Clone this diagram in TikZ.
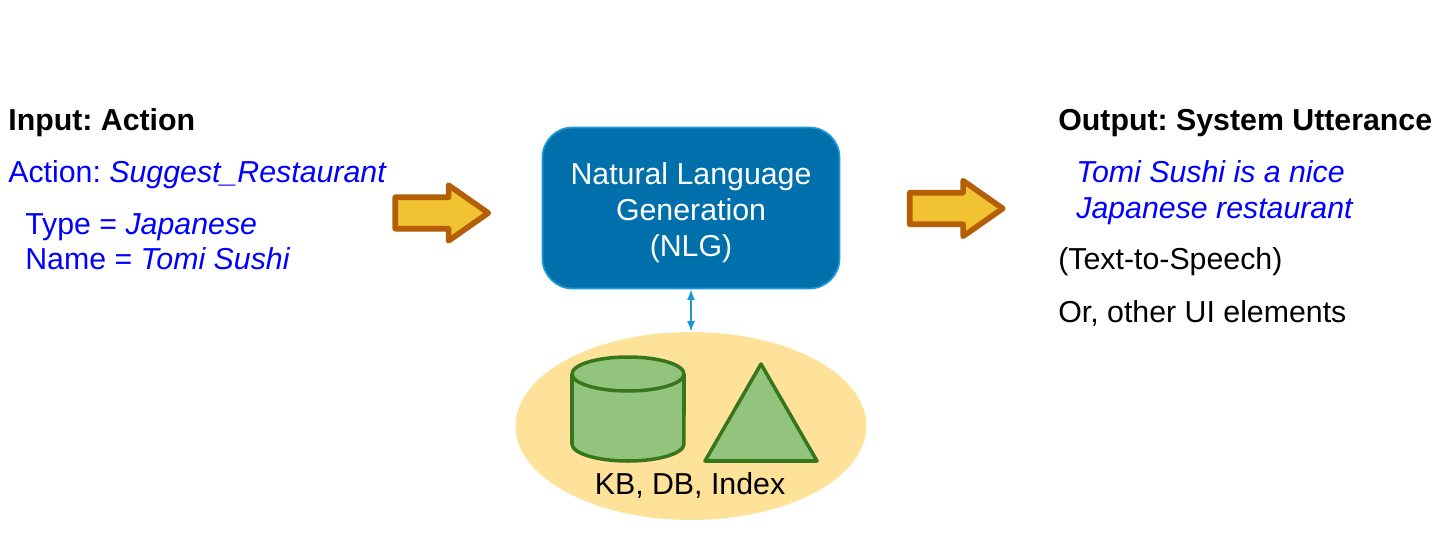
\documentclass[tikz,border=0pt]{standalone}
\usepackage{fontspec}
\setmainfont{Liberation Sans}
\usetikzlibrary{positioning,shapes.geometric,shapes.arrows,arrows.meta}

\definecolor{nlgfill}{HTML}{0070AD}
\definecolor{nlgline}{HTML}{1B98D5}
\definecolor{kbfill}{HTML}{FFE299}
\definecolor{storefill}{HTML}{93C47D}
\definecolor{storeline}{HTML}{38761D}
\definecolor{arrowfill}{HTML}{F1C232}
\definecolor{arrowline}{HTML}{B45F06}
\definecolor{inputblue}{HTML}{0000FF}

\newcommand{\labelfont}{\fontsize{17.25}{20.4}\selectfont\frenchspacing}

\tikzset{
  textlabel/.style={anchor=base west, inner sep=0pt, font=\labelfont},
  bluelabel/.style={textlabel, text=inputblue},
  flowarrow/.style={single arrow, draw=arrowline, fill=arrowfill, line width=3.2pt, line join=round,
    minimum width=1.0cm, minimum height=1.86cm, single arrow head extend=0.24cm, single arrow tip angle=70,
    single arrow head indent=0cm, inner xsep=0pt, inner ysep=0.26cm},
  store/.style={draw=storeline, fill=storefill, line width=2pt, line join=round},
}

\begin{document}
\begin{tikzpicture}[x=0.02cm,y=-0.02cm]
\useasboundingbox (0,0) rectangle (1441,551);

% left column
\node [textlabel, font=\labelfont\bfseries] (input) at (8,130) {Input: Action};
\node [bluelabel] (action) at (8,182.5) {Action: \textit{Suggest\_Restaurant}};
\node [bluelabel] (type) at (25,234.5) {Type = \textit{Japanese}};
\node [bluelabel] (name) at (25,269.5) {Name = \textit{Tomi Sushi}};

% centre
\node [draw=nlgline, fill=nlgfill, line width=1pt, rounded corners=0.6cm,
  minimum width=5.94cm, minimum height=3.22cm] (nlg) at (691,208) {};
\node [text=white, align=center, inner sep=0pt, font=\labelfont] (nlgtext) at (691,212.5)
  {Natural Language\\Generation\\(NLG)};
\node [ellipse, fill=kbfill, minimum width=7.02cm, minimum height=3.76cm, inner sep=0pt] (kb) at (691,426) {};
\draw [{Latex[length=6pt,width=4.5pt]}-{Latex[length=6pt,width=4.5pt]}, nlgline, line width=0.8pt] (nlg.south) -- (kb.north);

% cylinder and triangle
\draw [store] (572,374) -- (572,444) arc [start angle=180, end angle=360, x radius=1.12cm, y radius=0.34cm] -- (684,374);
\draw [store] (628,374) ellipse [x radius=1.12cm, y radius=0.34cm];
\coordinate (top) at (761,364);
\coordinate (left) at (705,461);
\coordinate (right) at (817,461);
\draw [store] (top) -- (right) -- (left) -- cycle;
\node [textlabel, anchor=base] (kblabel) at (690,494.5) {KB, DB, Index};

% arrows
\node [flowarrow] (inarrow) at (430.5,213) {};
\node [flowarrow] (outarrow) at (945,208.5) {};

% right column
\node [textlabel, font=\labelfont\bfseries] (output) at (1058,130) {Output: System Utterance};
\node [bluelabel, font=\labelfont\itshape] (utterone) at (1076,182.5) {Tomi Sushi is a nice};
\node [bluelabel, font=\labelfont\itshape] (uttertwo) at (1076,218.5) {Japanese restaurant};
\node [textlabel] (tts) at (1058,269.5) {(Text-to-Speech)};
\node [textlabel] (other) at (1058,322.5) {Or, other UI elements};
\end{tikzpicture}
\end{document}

════════════════

■ **Objective**
Leave out the pictures and transcribe everything else exactly.

■ **Task solution**
Clone this diagram in TikZ.
\documentclass[tikz,border=0pt]{standalone}
\usepackage{fontspec}
\setmainfont{Liberation Sans}
\usetikzlibrary{positioning,shapes.geometric,shapes.arrows,arrows.meta}

\definecolor{nlgfill}{HTML}{0070AD}
\definecolor{nlgline}{HTML}{1B98D5}
\definecolor{kbfill}{HTML}{FFE299}
\definecolor{storefill}{HTML}{93C47D}
\definecolor{storeline}{HTML}{38761D}
\definecolor{arrowfill}{HTML}{F1C232}
\definecolor{arrowline}{HTML}{B45F06}
\definecolor{inputblue}{HTML}{0000FF}

\newcommand{\labelfont}{\fontsize{17.25}{20.4}\selectfont\frenchspacing}

\tikzset{
  textlabel/.style={anchor=base west, inner sep=0pt, font=\labelfont},
  bluelabel/.style={textlabel, text=inputblue},
  flowarrow/.style={single arrow, draw=arrowline, fill=arrowfill, line width=3.2pt, line join=round,
    minimum width=1.0cm, minimum height=1.86cm, single arrow head extend=0.24cm, single arrow tip angle=70,
    single arrow head indent=0cm, inner xsep=0pt, inner ysep=0.26cm},
  store/.style={draw=storeline, fill=storefill, line width=2pt, line join=round},
}

\begin{document}
\begin{tikzpicture}[x=0.02cm,y=-0.02cm]
\useasboundingbox (0,0) rectangle (1441,551);

% left column
\node [textlabel, font=\labelfont\bfseries] (input) at (8,130) {Input: Action};
\node [bluelabel] (action) at (8,182.5) {Action: \textit{Suggest\_Restaurant}};
\node [bluelabel] (type) at (25,234.5) {Type = \textit{Japanese}};
\node [bluelabel] (name) at (25,269.5) {Name = \textit{Tomi Sushi}};

% centre
\node [draw=nlgline, fill=nlgfill, line width=1pt, rounded corners=0.6cm,
  minimum width=5.94cm, minimum height=3.22cm] (nlg) at (691,208) {};
\node [text=white, align=center, inner sep=0pt, font=\labelfont] (nlgtext) at (691,212.5)
  {Natural Language\\Generation\\(NLG)};
\node [ellipse, fill=kbfill, minimum width=7.02cm, minimum height=3.76cm, inner sep=0pt] (kb) at (691,426) {};
\draw [{Latex[length=6pt,width=4.5pt]}-{Latex[length=6pt,width=4.5pt]}, nlgline, line width=0.8pt] (nlg.south) -- (kb.north);

% cylinder and triangle
\draw [store] (572,374) -- (572,444) arc [start angle=180, end angle=360, x radius=1.12cm, y radius=0.34cm] -- (684,374);
\draw [store] (628,374) ellipse [x radius=1.12cm, y radius=0.34cm];
\coordinate (top) at (761,364);
\coordinate (left) at (705,461);
\coordinate (right) at (817,461);
\draw [store] (top) -- (right) -- (left) -- cycle;
\node [textlabel, anchor=base] (kblabel) at (690,494.5) {KB, DB, Index};

% arrows
\node [flowarrow] (inarrow) at (430.5,213) {};
\node [flowarrow] (outarrow) at (945,208.5) {};

% right column
\node [textlabel, font=\labelfont\bfseries] (output) at (1058,130) {Output: System Utterance};
\node [bluelabel, font=\labelfont\itshape] (utterone) at (1076,182.5) {Tomi Sushi is a nice};
\node [bluelabel, font=\labelfont\itshape] (uttertwo) at (1076,218.5) {Japanese restaurant};
\node [textlabel] (tts) at (1058,269.5) {(Text-to-Speech)};
\node [textlabel] (other) at (1058,322.5) {Or, other UI elements};
\end{tikzpicture}
\end{document}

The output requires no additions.